Kevin Garrett Honors May 1st The Only Way Possible — By Covering NSYNC’s ‘It’s Gonna Be Me’

It’s the first day of the fifth month of the year, and even Kevin Garrett must get in on the action. The singer transforms NSYNC’s ‘It’s Gonna Be Me’ into a dreamy synth jam, and he shares with us why he ‘feels best’ when creating music like this.

If there has to be one song going through everyone’s head today, then it’s gonna be this one. Ever since the Internet got ahold of Justin Timberlake’s misheard line from “It’s Gonna Be Me,” and transformed it into a temporal celebration, April 30 / May 1 has been washed in memes based on NSYNC’s 2000 smash. Now, Kevin Garrett – the Grammy Award-nominated singer and multi-instrumentalist – has taken the song/meme out for a spin. The results are hauntingly beautiful. Kevin’s production on his version of “It’s Gonna Be Me” is transcendent, with the boy band staple becoming the dark psychosexual soundtrack to your next true-crime obsession. It’s a magnificent rendition, and listeners will never be able to look at N*SYNC the same way again.

This new song comes two months after Kevin released Made Up Lost Time, his EP featuring the song, “Gone Again.” Such a quick turnaround comes from someone who, when speaking EXCLUSIVELY with HollywoodLife about his EP, said that he doesn’t just “write a lot of songs” for the sake of writing songs. “I don’t know if I have a happy place, but I feel I definitely feel best behind the piano or behind a guitar,” said Kevin. “I don’t have to be recording or performing, but if there’s a moment to try and be creative — because of everything else going on with me personally — that is the ultimate, the ultimate distraction.

“Even if it’s ending up writing about the said experiences, which can be painful. But there’s something strange about music like that,” he said. “I love the idea of just being perpetual because the songs will always be there once they’re out. And so if you want to, if you want to discover them, you’ll discover them. But for me, I’ve narrowed my intention with music and with songwriting into a very personal, cathartic thing on the way in and, hopefully, a helpful thing on the way out for anyone who wants to listen.”

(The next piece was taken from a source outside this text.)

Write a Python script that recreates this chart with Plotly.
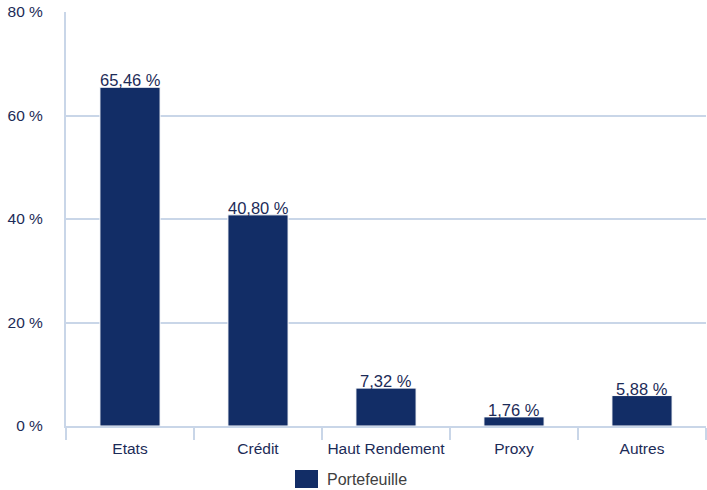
import plotly.graph_objects as go

categories = ["Etats", "Crédit", "Haut Rendement", "Proxy", "Autres"]
values = [65.46, 40.80, 7.32, 1.76, 5.88]
y_ticks = [0, 20, 40, 60, 80]
series_name = "Portefeuille"

BAR = "#122d66"
TEXT = "#1c2b57"
GRID = "#c9d6e8"

labels = [f"{v:.2f}".replace(".", ",") + " %" for v in values]

fig = go.Figure(
    go.Bar(
        x=categories,
        y=values,
        name=series_name,
        marker=dict(color=BAR, line=dict(color="white", width=1)),
        showlegend=False,
    )
)

# Value labels sitting directly on top of each bar
for cat, val, lab in zip(categories, values, labels):
    fig.add_annotation(
        x=cat, y=val, text=lab, showarrow=False,
        xanchor="center", yanchor="bottom", yshift=-4,
        font=dict(size=16.5, color=TEXT),
    )

fig.update_layout(
    width=707,
    height=490,
    margin=dict(l=66, r=1, t=12, b=64),
    paper_bgcolor="white",
    plot_bgcolor="white",
    font=dict(family="Liberation Sans, Arial, sans-serif", color=TEXT, size=15),
    bargap=0.53,
)

fig.update_xaxes(
    type="category",
    showline=True,
    linecolor=GRID,
    linewidth=2,
    ticks="outside",
    tickson="boundaries",
    ticklen=12,
    tickcolor=GRID,
    tickwidth=2,
    ticklabelstandoff=7,
    tickfont=dict(size=15.5, color=TEXT),
    showgrid=False,
)

fig.update_yaxes(
    range=[0, 80],
    tickvals=y_ticks,
    ticktext=[f"{t} %" for t in y_ticks],
    showgrid=True,
    gridcolor=GRID,
    gridwidth=2,
    showline=True,
    linecolor=GRID,
    linewidth=2,
    zeroline=False,
    ticks="",
    ticklabelstandoff=18,
    tickfont=dict(size=15.5, color=TEXT),
)

# Legend drawn as a swatch plus label below the plot area
plot_w, plot_h = 640, 414
def px_x(px):
    return (px - 66) / plot_w
def px_y(py):
    return (426 - py) / plot_h

fig.add_shape(
    type="rect", xref="paper", yref="paper",
    x0=px_x(295), x1=px_x(318), y0=px_y(488), y1=px_y(470),
    fillcolor=BAR, line=dict(width=0),
)
fig.add_annotation(
    xref="paper", yref="paper",
    x=px_x(325), y=px_y(479),
    text=series_name, showarrow=False,
    xanchor="left", yanchor="middle",
    font=dict(size=16, color="#404040"),
)

fig.write_html("out.html")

Those who listened to “Gone Again” found the genius within Kevin’s songwriting. On the first listen, it’s a straightforward story of a troubled relationship. But, a deeper dive into the lyrics revealed a pained conflict, a duality of one person expressing conflicting perspectives in a spiraling relationship, or the voices of two people trying to save something they’re also sabotaging at the same time.

“I was touring last summer, [and ] while I was kind of off the road for a month or so, I spent some time in LA writing. There were a couple older songs I had been holding onto that I wanted to repurpose. It just made sense in my head that to have this, a shorter form body of work ready to go cause everything felt very connected. And with ‘Gone Again,’ that’s on, I think, more than any other song on the EP embodies that kind of, that sort of message.”

“It’s the verse, as you kind of see, this sort of wanting to be lighter about things and finding that awareness bookends a particular moment. But then, in the chorus — and then, before each chorus, there’s a little sarcastic line where I say like, ‘I’ll be calling you mine by the end of the night or all my friends might be right. But at least I should try.’ You get to the chorus, and it’s kind of like, ‘Oh, I’m still me.’ I think the lesson that I learned through writing that song and work on this EP was the importance of valuing your intentions and of having an awareness of your tendencies and the type of person you are.”

“And that’s what we’re constantly refining in life. But this was sort of like a little three and a half minute time capsule of that type of a science experiment. And I think coming out of that, moving into the next album and all this new stuff, the last song of the EP kind of gives enough hints in terms of where my head’s at going into the newer music and just constantly trying to refine my pursuit of honesty and that sort of weighted intention.”